Reasoning Effort, Budgets, and Test-Time Compute
Reasoning models spend extra compute while answering. That can improve hard tasks, but it also changes cost, latency, and context planning.
Treat reasoning effort as a product dial. More thinking is useful only when it improves the task enough to justify cost and delay.

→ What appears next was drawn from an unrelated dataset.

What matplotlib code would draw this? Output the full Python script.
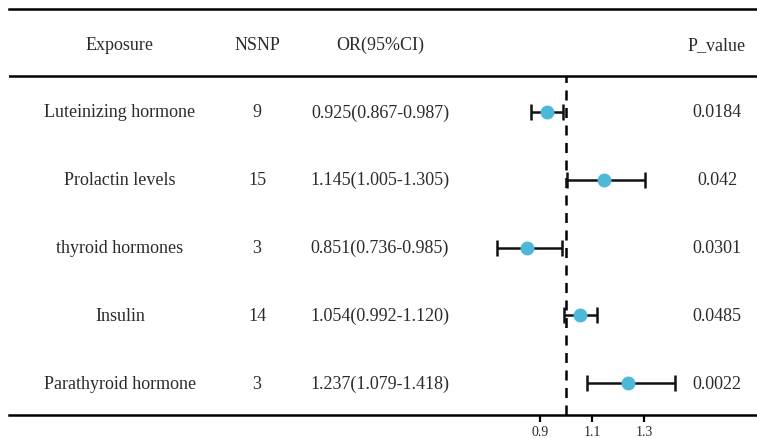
import matplotlib.pyplot as plt

exposures = ["Luteinizing hormone", "Prolactin levels", "thyroid hormones",
             "Insulin", "Parathyroid hormone"]
nsnp = [9, 15, 3, 14, 3]
or_val = [0.925, 1.145, 0.851, 1.054, 1.237]
ci_low = [0.867, 1.005, 0.736, 0.992, 1.079]
ci_high = [0.987, 1.305, 0.985, 1.120, 1.418]
p_values = ["0.0184", "0.042", "0.0301", "0.0485", "0.0022"]
ticks = [0.9, 1.1, 1.3]

plt.rcParams["font.family"] = ["Liberation Serif", "DejaVu Serif"]
txt_color = "#2b2b2b"

fig = plt.figure(figsize=(7.57, 4.39), dpi=100)
# axes spans the whole table; x in OR units
ax = fig.add_axes([9 / 757, 23 / 439, 748 / 757, 406 / 439])
ax.set_xlim(1.0 - 557 / 260, 1.0 + 191 / 260)
ax.set_ylim(0.528, 6.52)

n = len(exposures)
ys = [n - i for i in range(n)]

# forest plot
err = [[o - l for o, l in zip(or_val, ci_low)], [h - o for o, h in zip(or_val, ci_high)]]
ax.errorbar(or_val, ys, xerr=err, fmt="o", color="#111111", ecolor="#111111",
            elinewidth=1.8, capsize=6, capthick=1.8, markersize=9,
            markerfacecolor="#4DB8D8", markeredgecolor="#4DB8D8", zorder=3)
ax.plot([1.0, 1.0], [0.528, 5.53], color="black", linestyle=(0, (4, 3)), linewidth=1.8, zorder=2)

# table lines
ax.axhline(5.53, color="black", linewidth=1.8)
for s in ["left", "right"]:
    ax.spines[s].set_visible(False)
ax.spines["top"].set_linewidth(1.8)
ax.spines["bottom"].set_linewidth(1.8)

ax.set_yticks([])
ax.set_xticks(ticks)
ax.set_xticklabels(["0.9", "1.1", "1.3"])
ax.tick_params(axis="x", length=5, width=1.6, labelsize=10, pad=2, labelcolor=txt_color)

# table text
fs = 13
col_x = [120, 257, 380, 717]
col_x = [(c - 9) / 748 for c in col_x]
tr = ax.get_yaxis_transform()
headers = ["Exposure", "NSNP", "OR(95%CI)", "P_value"]
for cx, h in zip(col_x, headers):
    ax.text(cx, 6.0, h, transform=tr, ha="center", va="center", fontsize=fs, color=txt_color)

for i in range(n):
    y = ys[i]
    orci = f"{or_val[i]:.3f}({ci_low[i]:.3f}-{ci_high[i]:.3f})"
    vals = [exposures[i], str(nsnp[i]), orci, p_values[i]]
    for cx, v in zip(col_x, vals):
        ax.text(cx, y, v, transform=tr, ha="center", va="center", fontsize=fs, color=txt_color)

fig.savefig("out.png", dpi=100)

When to increase reasoning effort
| Task | Suggested effort |
|---|---|
| sentiment, routing, simple extraction | none or low |
| tool selection | low to medium |
| debugging, math, hard planning | medium to high |
| deep research or complex synthesis | high, often async |
| casual chat or copy editing | usually low |
Hidden tokens still count
Many reasoning systems generate internal reasoning tokens. Users may not see those tokens, but they can still consume:
- context window budget
- output token budget
- latency
- billed output tokens
Budget controls
Use:
- max output tokens
- model routing
- timeouts
- async jobs for long reasoning
- intermediate checkpoints
- eval-driven effort levels
- fallback behavior when output is incomplete
Example routing policy
if task is simple:
use fast model
elif task needs tools:
use tool-capable model with low/medium reasoning
elif task is hard and high value:
use reasoning model with high effort
else:
ask clarifying question or escalate
Evaluate the dial
Create a matrix:
| Effort | Quality | Latency | Cost | Failure mode |
|---|---|---|---|---|
| low | ? | ? | ? | may miss hard cases |
| medium | ? | ? | ? | balanced |
| high | ? | ? | ? | expensive or slow |
Pick the cheapest effort that clears the quality bar.
Knowledge check
Q1: Why can a reasoning model be worse for a simple task?
It may add unnecessary latency and cost without improving quality.
Q2: What should decide reasoning effort?
Task-specific eval results, not model marketing claims.